(Plotting code records)
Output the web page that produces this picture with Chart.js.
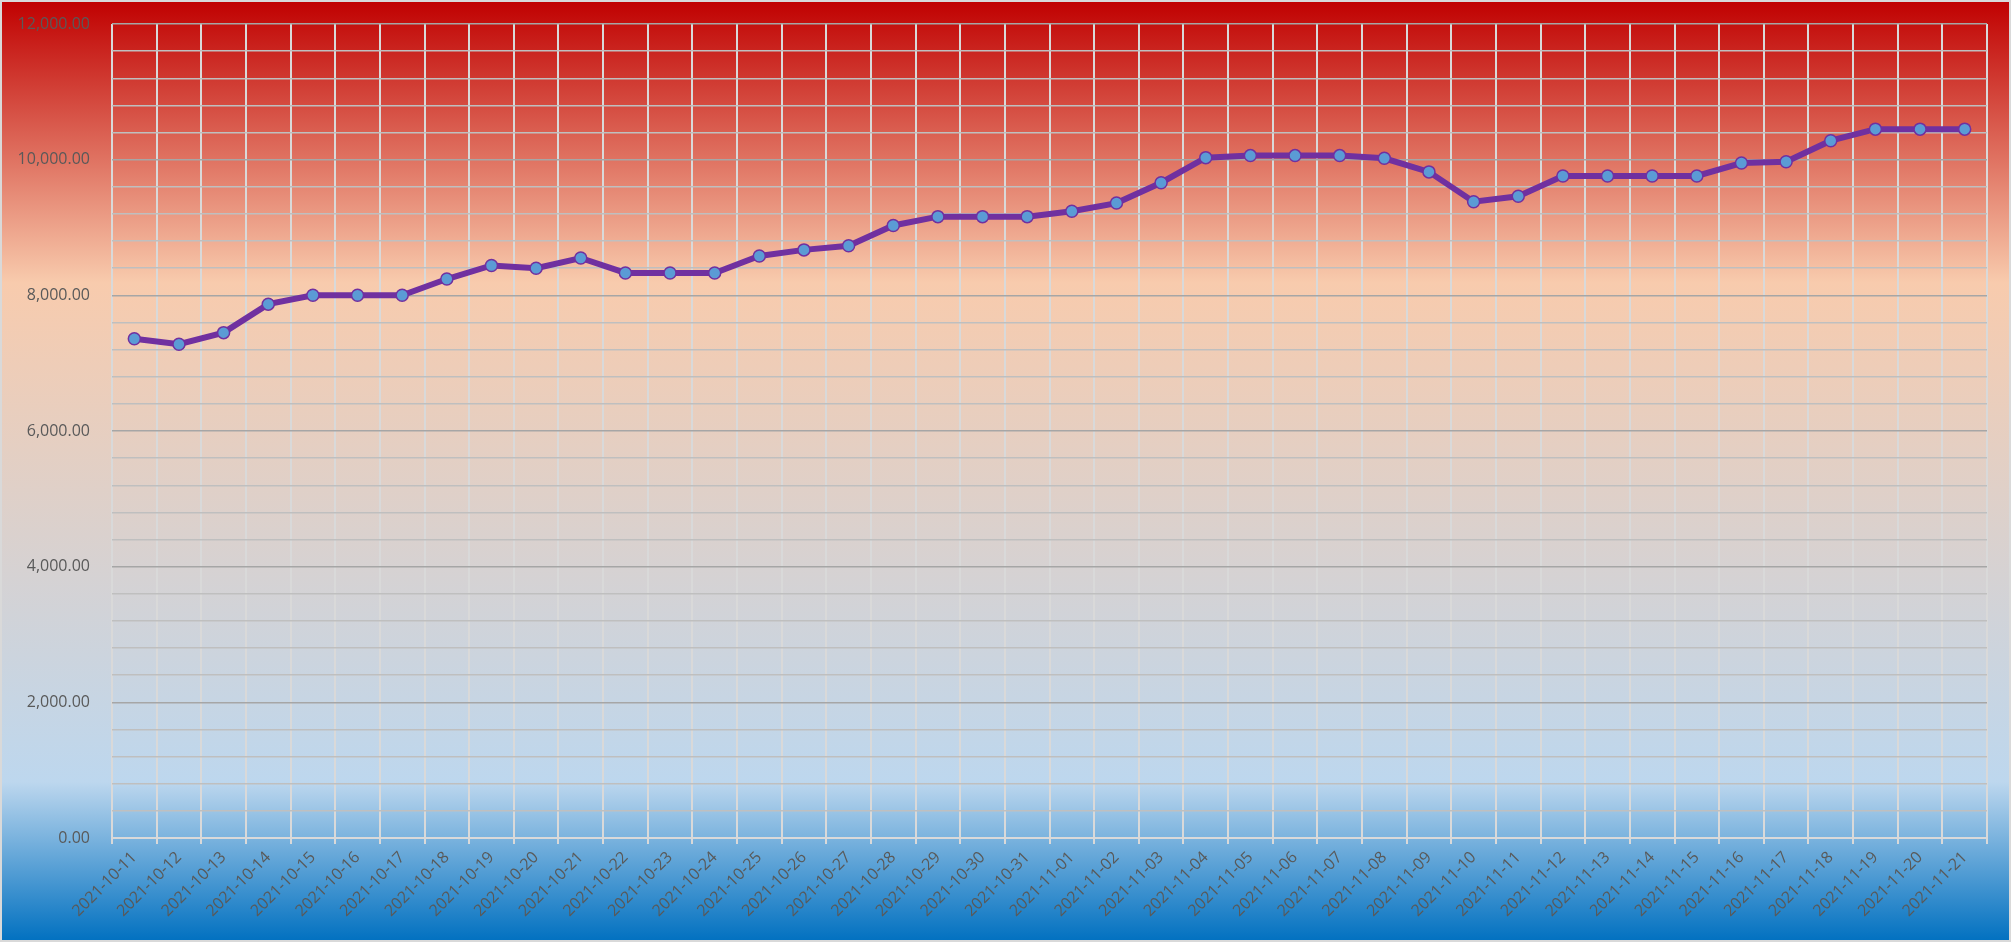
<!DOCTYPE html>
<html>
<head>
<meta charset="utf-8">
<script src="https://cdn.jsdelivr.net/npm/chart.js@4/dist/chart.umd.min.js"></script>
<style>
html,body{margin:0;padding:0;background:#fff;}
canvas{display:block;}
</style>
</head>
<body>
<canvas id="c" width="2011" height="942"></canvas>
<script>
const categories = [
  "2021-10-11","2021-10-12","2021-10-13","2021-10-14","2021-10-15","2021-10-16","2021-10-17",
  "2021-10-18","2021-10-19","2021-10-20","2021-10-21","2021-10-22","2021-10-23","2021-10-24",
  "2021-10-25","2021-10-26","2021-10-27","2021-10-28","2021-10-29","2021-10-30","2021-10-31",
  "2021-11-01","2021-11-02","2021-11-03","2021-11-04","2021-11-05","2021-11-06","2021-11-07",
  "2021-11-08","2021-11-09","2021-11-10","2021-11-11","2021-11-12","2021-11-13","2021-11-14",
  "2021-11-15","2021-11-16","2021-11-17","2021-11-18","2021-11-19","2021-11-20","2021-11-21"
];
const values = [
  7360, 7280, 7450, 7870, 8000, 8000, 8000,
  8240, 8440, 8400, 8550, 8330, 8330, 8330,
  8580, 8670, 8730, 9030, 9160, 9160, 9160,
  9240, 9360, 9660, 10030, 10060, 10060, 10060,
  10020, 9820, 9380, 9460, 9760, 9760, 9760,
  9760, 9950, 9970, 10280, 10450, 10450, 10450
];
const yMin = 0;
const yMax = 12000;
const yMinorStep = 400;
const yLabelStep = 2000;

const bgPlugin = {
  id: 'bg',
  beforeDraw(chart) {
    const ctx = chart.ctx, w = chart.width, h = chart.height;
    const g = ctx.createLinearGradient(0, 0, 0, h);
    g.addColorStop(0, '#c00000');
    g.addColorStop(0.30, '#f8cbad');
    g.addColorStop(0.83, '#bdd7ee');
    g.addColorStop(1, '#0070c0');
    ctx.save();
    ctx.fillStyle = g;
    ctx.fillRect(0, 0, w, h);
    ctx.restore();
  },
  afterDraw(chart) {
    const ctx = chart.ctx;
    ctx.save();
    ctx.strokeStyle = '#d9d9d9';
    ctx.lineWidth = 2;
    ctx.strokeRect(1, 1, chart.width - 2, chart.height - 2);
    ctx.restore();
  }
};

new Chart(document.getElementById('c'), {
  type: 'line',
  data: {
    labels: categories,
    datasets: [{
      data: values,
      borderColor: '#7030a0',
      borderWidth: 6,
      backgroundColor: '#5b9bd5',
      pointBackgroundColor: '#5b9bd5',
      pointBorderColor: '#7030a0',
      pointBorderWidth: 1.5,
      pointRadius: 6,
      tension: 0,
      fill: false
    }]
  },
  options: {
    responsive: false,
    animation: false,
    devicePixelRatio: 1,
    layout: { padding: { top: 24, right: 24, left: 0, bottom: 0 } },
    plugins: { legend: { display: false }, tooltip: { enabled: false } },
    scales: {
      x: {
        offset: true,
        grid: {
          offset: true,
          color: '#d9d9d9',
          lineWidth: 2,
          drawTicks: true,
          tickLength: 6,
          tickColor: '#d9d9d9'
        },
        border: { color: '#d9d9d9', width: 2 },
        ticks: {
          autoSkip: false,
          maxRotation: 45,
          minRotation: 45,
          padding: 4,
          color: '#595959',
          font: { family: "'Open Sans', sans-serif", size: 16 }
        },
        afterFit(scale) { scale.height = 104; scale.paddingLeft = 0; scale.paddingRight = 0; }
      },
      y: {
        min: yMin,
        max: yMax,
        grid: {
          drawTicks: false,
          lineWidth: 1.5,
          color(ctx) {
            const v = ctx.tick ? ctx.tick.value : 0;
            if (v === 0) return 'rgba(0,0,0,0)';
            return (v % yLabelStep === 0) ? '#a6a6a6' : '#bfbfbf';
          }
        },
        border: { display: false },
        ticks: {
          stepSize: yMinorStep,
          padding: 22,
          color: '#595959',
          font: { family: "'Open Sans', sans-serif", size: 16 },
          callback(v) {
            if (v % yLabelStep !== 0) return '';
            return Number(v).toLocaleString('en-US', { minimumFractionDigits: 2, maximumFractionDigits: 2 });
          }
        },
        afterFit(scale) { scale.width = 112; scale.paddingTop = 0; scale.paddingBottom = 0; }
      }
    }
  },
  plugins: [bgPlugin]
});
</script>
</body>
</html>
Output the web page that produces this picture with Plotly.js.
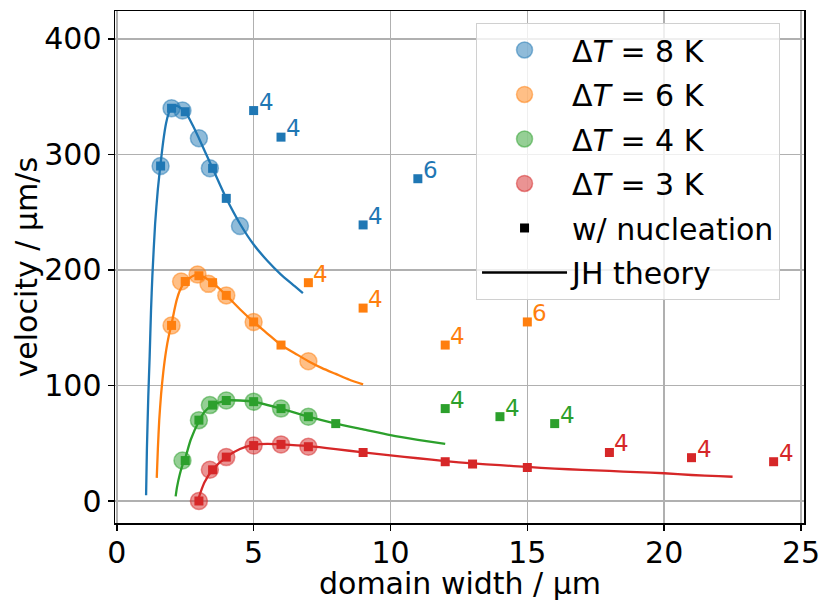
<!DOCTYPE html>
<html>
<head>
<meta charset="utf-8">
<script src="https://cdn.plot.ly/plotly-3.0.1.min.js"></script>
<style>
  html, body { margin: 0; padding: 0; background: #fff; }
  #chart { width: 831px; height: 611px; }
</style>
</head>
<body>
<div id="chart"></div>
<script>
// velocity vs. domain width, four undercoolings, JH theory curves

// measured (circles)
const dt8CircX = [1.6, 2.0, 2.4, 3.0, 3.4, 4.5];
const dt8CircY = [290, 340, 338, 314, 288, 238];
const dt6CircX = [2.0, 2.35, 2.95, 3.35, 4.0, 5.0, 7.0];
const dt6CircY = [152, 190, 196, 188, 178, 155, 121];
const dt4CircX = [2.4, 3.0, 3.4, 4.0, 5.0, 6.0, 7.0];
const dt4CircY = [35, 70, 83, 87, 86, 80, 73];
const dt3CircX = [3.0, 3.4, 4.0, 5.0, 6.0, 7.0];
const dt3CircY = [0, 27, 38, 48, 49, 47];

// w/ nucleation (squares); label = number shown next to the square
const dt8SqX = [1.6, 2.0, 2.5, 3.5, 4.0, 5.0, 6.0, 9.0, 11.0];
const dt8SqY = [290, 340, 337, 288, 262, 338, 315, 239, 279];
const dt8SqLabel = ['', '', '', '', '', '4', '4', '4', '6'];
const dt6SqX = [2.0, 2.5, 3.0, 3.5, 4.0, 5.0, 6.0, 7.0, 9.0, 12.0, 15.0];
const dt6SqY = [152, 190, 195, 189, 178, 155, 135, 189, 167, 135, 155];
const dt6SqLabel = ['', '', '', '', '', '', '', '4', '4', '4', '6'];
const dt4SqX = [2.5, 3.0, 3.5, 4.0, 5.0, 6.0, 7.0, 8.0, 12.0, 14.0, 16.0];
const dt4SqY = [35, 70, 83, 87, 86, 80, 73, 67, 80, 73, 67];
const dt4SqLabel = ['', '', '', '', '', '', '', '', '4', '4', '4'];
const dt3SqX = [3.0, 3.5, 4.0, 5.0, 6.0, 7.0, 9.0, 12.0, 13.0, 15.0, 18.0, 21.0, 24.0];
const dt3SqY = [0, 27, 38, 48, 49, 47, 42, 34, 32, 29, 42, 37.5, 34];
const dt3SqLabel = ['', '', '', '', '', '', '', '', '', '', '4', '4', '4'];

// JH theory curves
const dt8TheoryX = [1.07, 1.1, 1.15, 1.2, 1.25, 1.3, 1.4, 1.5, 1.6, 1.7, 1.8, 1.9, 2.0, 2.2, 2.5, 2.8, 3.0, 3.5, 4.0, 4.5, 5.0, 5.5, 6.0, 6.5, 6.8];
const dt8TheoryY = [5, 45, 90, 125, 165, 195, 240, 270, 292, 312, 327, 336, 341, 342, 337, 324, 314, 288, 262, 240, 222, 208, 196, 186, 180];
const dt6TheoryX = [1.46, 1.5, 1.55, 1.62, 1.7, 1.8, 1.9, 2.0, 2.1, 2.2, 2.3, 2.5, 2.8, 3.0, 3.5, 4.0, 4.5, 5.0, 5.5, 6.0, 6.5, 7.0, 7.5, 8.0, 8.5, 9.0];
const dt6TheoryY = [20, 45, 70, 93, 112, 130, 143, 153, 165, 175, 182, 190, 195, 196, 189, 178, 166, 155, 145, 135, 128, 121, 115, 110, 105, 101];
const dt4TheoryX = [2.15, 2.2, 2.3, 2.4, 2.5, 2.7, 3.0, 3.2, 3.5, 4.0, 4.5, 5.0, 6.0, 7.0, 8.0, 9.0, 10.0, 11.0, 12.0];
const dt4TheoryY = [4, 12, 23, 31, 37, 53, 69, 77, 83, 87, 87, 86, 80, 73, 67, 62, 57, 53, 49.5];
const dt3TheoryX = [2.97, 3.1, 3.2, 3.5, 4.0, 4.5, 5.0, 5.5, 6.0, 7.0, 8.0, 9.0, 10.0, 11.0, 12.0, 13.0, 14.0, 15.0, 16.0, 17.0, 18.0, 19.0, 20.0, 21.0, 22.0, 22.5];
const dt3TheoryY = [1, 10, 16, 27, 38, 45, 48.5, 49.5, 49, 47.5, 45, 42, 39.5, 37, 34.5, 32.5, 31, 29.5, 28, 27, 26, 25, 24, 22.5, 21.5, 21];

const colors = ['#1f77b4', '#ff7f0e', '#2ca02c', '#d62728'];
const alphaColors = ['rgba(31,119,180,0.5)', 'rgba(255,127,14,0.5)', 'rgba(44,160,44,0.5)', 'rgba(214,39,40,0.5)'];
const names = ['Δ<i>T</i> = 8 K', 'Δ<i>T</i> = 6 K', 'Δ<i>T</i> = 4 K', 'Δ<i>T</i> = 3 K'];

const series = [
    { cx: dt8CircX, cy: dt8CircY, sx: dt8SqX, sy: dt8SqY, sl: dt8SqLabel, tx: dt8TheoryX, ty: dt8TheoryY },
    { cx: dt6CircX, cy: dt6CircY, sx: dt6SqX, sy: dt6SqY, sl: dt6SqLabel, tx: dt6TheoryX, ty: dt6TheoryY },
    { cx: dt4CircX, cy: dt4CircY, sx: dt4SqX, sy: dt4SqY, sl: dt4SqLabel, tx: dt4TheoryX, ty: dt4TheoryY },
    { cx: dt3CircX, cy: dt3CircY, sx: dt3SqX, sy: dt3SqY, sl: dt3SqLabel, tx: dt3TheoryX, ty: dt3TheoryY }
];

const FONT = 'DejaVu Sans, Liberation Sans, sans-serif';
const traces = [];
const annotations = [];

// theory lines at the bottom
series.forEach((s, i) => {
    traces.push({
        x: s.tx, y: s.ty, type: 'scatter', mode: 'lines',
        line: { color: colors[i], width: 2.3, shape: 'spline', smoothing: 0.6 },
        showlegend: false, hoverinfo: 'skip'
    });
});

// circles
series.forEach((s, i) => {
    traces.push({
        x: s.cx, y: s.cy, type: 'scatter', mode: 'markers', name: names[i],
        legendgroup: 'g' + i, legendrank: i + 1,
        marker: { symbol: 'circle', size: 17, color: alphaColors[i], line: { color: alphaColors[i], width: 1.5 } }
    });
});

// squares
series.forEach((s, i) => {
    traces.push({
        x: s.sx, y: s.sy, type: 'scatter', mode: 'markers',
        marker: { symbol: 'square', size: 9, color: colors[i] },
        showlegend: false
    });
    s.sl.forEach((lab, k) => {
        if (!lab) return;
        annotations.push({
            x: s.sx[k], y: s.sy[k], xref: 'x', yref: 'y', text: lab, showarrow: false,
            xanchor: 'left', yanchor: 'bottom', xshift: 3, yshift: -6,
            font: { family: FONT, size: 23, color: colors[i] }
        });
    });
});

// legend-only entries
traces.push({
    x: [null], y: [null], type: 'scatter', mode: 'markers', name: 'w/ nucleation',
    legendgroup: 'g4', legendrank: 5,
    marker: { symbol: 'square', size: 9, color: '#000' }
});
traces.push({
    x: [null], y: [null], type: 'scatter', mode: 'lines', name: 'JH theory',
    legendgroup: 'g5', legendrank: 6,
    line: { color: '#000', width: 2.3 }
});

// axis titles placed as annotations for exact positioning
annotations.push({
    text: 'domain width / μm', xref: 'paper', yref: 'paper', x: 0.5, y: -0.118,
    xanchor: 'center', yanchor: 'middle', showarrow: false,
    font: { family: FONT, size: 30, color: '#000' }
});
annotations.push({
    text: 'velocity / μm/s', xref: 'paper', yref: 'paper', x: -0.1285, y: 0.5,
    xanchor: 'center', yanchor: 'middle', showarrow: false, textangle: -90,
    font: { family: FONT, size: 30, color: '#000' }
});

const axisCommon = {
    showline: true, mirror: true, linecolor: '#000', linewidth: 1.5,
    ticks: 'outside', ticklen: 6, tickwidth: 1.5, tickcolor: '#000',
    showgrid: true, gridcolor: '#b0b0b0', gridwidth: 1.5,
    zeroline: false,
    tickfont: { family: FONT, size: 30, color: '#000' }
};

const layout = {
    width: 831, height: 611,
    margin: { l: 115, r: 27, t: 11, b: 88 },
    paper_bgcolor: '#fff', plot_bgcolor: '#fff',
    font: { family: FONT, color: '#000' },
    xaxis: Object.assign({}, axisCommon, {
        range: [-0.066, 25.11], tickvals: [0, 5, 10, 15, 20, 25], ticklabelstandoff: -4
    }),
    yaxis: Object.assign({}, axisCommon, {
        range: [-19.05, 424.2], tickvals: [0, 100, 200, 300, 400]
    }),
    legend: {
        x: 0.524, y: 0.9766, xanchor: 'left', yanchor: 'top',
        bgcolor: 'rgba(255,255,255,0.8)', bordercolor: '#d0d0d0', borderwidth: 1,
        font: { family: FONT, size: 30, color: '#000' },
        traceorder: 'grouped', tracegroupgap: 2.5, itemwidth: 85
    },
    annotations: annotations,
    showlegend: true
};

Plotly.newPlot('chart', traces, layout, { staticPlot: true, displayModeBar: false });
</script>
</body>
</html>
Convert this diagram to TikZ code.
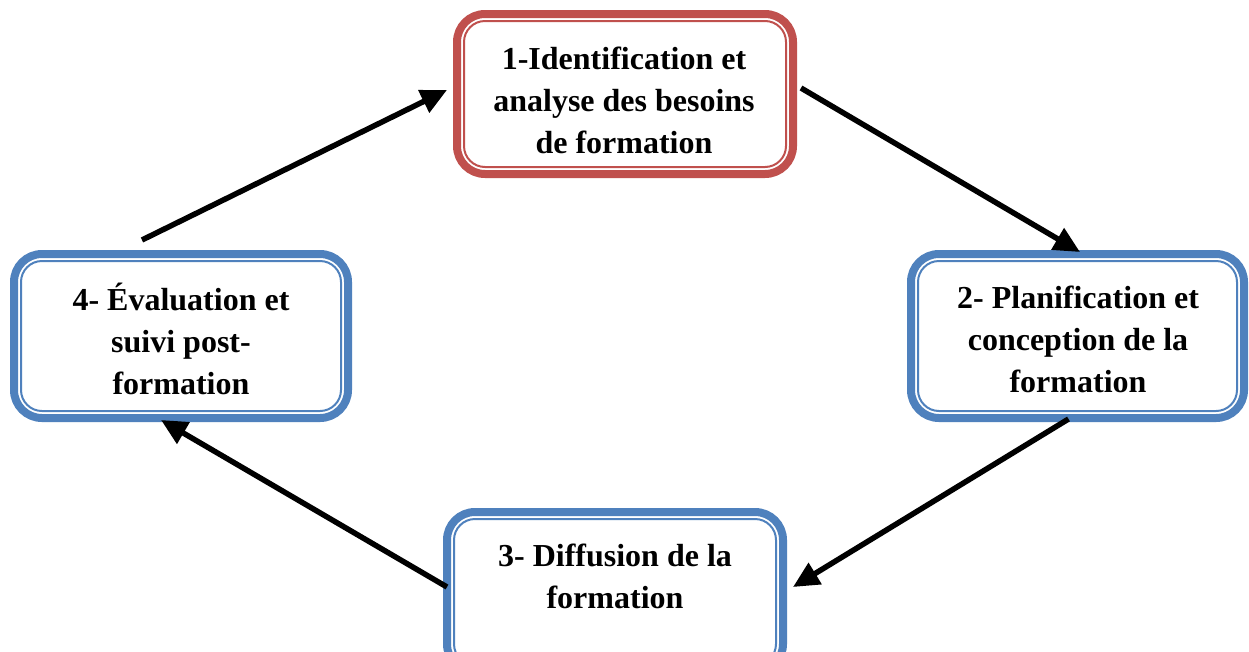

◆ STATED EXERCISE
Repeat the lines above exactly, beginning with the one containing "Output the web page that produces this picture with Plotly.js." and finishing with the one containing "undercoolings, JH theory curves". No pictures belong in the copy.

◆ EXPECTED ANSWER
Output the web page that produces this picture with Plotly.js.
<!DOCTYPE html>
<html>
<head>
<meta charset="utf-8">
<script src="https://cdn.plot.ly/plotly-3.0.1.min.js"></script>
<style>
  html, body { margin: 0; padding: 0; background: #fff; }
  #chart { width: 831px; height: 611px; }
</style>
</head>
<body>
<div id="chart"></div>
<script>
// velocity vs. domain width, four undercoolings, JH theory curves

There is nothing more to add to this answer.